信楽列車事故32年で追悼法要 滋賀・甲賀、遺族3人参列 鉄道トップらが誓い

信楽高原鉄道の列車が脇を走る事故現場近くの慰霊碑前で営まれた追悼法要(14日午前10時37分、甲賀市信楽町黄瀬)

 信楽高原鉄道(SKR)とJR西日本の列車が正面衝突し、42人が犠牲となった事故から32年となった14日、犠牲者の追悼法要が滋賀県甲賀市信楽町黄瀬の慰霊碑前で営まれた。遺族3人と鉄道、自治体関係者ら30人が参列し、改めて悲劇を繰り返さないことを誓った。

 仏教では三十三回忌で、地方や宗派によっては「弔い上げ」となる年にあたる。新型コロナウイルス感染症が「5類」になったのを受け、コロナ禍前の2019年と同様の形で行った。

 法要は雨が降る中、午前10時半から始まり、参列者全員の黙とう後、遺族や両社社長、三日月大造滋賀県知事らが献花した。僧侶の読経が流れる中、事故発生時刻に近い同37分に警笛を鳴らしてSKRの列車が通り過ぎた。

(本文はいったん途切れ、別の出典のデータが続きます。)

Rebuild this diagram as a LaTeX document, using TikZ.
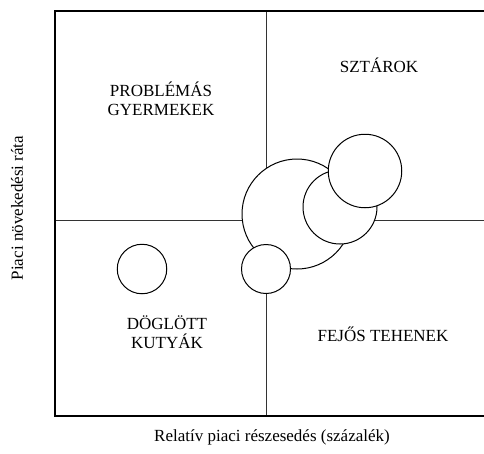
\documentclass[tikz,border=0pt]{standalone}
\usepackage{fontspec}
\setmainfont{Liberation Serif}
\begin{document}
\begin{tikzpicture}[x=1pt,y=-1pt,
  frameline/.style={line width=2pt,black},
  divider/.style={line width=1pt,black!80},
  bubble/.style={draw=black,line width=1pt,fill=white,circle,inner sep=0pt},
  lbl/.style={font=\fontsize{17}{19}\selectfont,align=center,inner sep=0pt}]
\useasboundingbox (0,0) rectangle (484,453);
% dividers
\coordinate (vt) at (266,11);
\coordinate (vb) at (266,416);
\coordinate (hl) at (55,220);
\coordinate (hr) at (484,220);
\draw[divider] (vt) -- (vb);
\draw[divider] (hl) -- (hr);
% frame (right side cut off)
\coordinate (tr) at (484,11);
\coordinate (tl) at (55,11);
\coordinate (bl) at (55,416);
\coordinate (br) at (484,416);
\draw[frameline,line join=miter] (tr) -- (tl) -- (bl) -- (br);
% bubbles
\node[bubble,minimum size=110pt] (big) at (297,214) {};
\node[bubble,minimum size=74pt] (mid) at (340,207) {};
\node[bubble,minimum size=73.5pt] (top) at (365,171) {};
\node[bubble,minimum size=49pt] (low) at (266,269) {};
\node[bubble,minimum size=49.5pt] (dog) at (142,269) {};
% labels
\node[lbl] (prob) at (161,99) {PROBLÉMÁS\\GYERMEKEK};
\node[lbl] (szt) at (379,65) {SZTÁROK};
\node[lbl] (dogl) at (167,332) {DÖGLÖTT\\KUTYÁK};
\node[lbl] (fej) at (383,334) {FEJŐS TEHENEK};
\node[lbl] (xl) at (272,437) {Relatív piaci részesedés (százalék)};
\node[lbl,rotate=90] (yl) at (17,208) {Piaci növekedési ráta};
\end{tikzpicture}
\end{document}
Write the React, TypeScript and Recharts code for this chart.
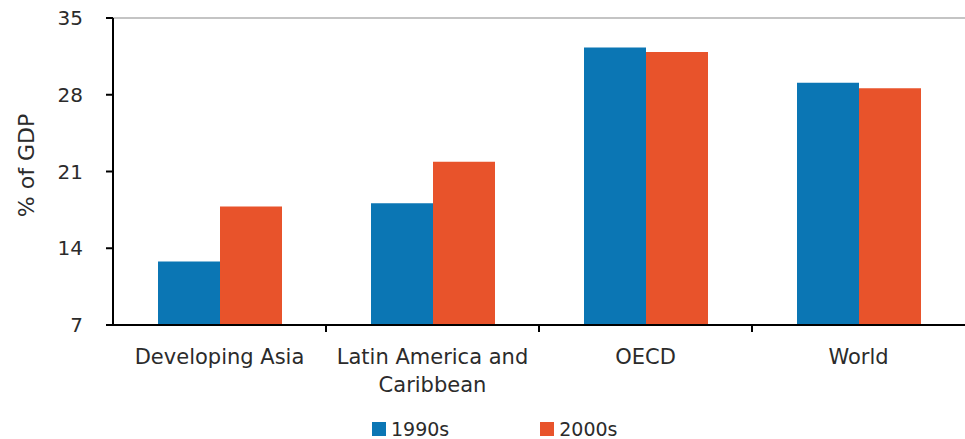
import React from "react";
import { BarChart, Bar, XAxis, YAxis, ReferenceLine, Text } from "recharts";

const categories = ["Developing Asia", "Latin America and Caribbean", "OECD", "World"];
const values1990s = [12.8, 18.1, 32.3, 29.1];
const values2000s = [17.8, 21.9, 31.9, 28.6];
const yTicks = [7, 14, 21, 28, 35];
const seriesNames = ["1990s", "2000s"];

const BLUE = "#0b76b4";
const ORANGE = "#e8532b";
const TEXT = "#2b2b2b";
const FONT = "'DejaVu Sans', 'Noto Sans', sans-serif";

const data = categories.map((c, i) => ({
  name: c,
  s1990: values1990s[i],
  s2000: values2000s[i],
}));

const XTick = (props: any) => {
  const { x, y, payload, index, width, visibleTicksCount } = props;
  const half = payload && payload.offset ? payload.offset : width / (visibleTicksCount || 4) / 2;
  const isLast = index === (visibleTicksCount || 4) - 1;
  return (
    <g>
      {!isLast && (
        <line x1={x + half} x2={x + half} y1={y} y2={y + 7} stroke="#000" strokeWidth={2} />
      )}
      <Text
        x={x}
        y={y + 24}
        width={205}
        textAnchor="middle"
        verticalAnchor="start"
        lineHeight={28}
        fill={TEXT}
        style={{ fontSize: 21, fontFamily: FONT }}
      >
        {payload.value}
      </Text>
    </g>
  );
};

const LegendBox = () => (
  <div
    style={{
      position: "absolute",
      left: 372,
      top: 419,
      display: "flex",
      fontFamily: FONT,
      fontSize: 19,
      color: TEXT,
      lineHeight: "20px",
    }}
  >
    {seriesNames.map((n, i) => (
      <div key={n} style={{ display: "flex", alignItems: "center", marginRight: i === 0 ? 91 : 0 }}>
        <span
          style={{
            display: "inline-block",
            width: 14,
            height: 14,
            background: i === 0 ? BLUE : ORANGE,
            marginRight: 5,
          }}
        />
        <span>{n}</span>
      </div>
    ))}
  </div>
);

export default function App() {
  return (
    <div style={{ position: "absolute", left: 0, top: 0, width: 965, height: 439, background: "#fff", overflow: "hidden" }}>
      <BarChart
        width={965}
        height={439}
        data={data}
        margin={{ top: 18, right: 0, bottom: 34, left: 0 }}
        barCategoryGap={45}
        barGap={0}
      >
        <ReferenceLine y={35} stroke="#c4c4c4" strokeWidth={2} ifOverflow="visible" />
        <XAxis
          dataKey="name"
          interval={0}
          height={80}
          tickSize={0}
          tickMargin={0}
          tickLine={false}
          axisLine={{ stroke: "#000", strokeWidth: 2 }}
          tick={<XTick />}
        />
        <YAxis
          type="number"
          domain={[7, 35]}
          ticks={yTicks}
          width={113}
          tickSize={7}
          tickMargin={23}
          axisLine={{ stroke: "#000", strokeWidth: 2 }}
          tickLine={{ stroke: "#000", strokeWidth: 2 }}
          tick={{ fill: TEXT, fontSize: 20, fontFamily: FONT }}
          label={{
            value: "% of GDP",
            angle: -90,
            position: "insideLeft",
            offset: 26,
            dy: -6,
            style: { fill: TEXT, fontSize: 22, fontFamily: FONT, textAnchor: "middle" },
          }}
        />
        <Bar dataKey="s1990" name="1990s" fill={BLUE} isAnimationActive={false} />
        <Bar dataKey="s2000" name="2000s" fill={ORANGE} isAnimationActive={false} />
      </BarChart>
      <LegendBox />
    </div>
  );
}
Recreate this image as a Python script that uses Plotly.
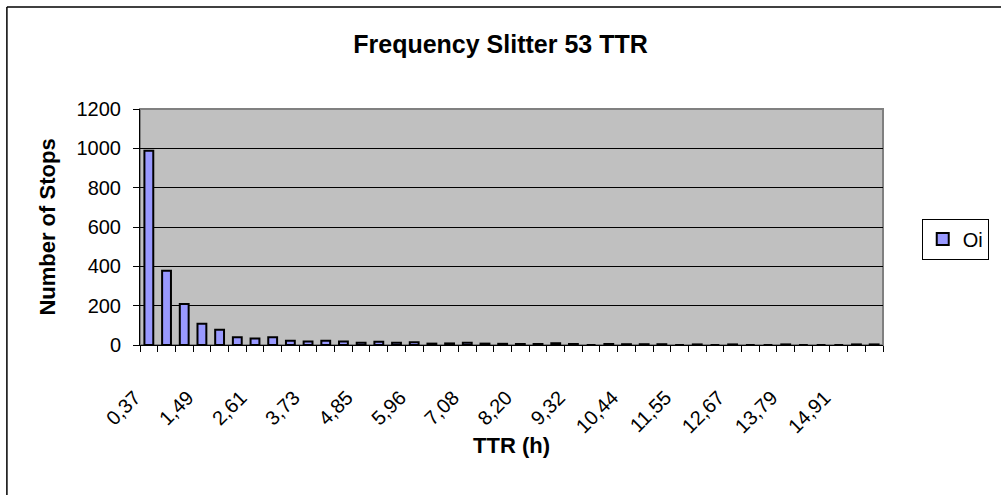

 追悼の言葉で、JR西の長谷川一明社長が「犠牲者や負傷者、遺族におわびする。重大事故を二度と発生させないよう安全最優先の風土の構築を進める」、SKRの正木仙治郎社長は「安心し信頼できる鉄道を築くのが我々の責務で、事故に遭った方々の願いと痛感している」と安全運行への決意を述べた。

 事故は、1991年5月14日に発生。SKRの普通列車と、同町での「世界陶芸祭」の開催に合わせてSKRの線路に乗り入れたJR西の臨時列車が正面衝突し、乗客ら42人が死亡、614人が負傷した。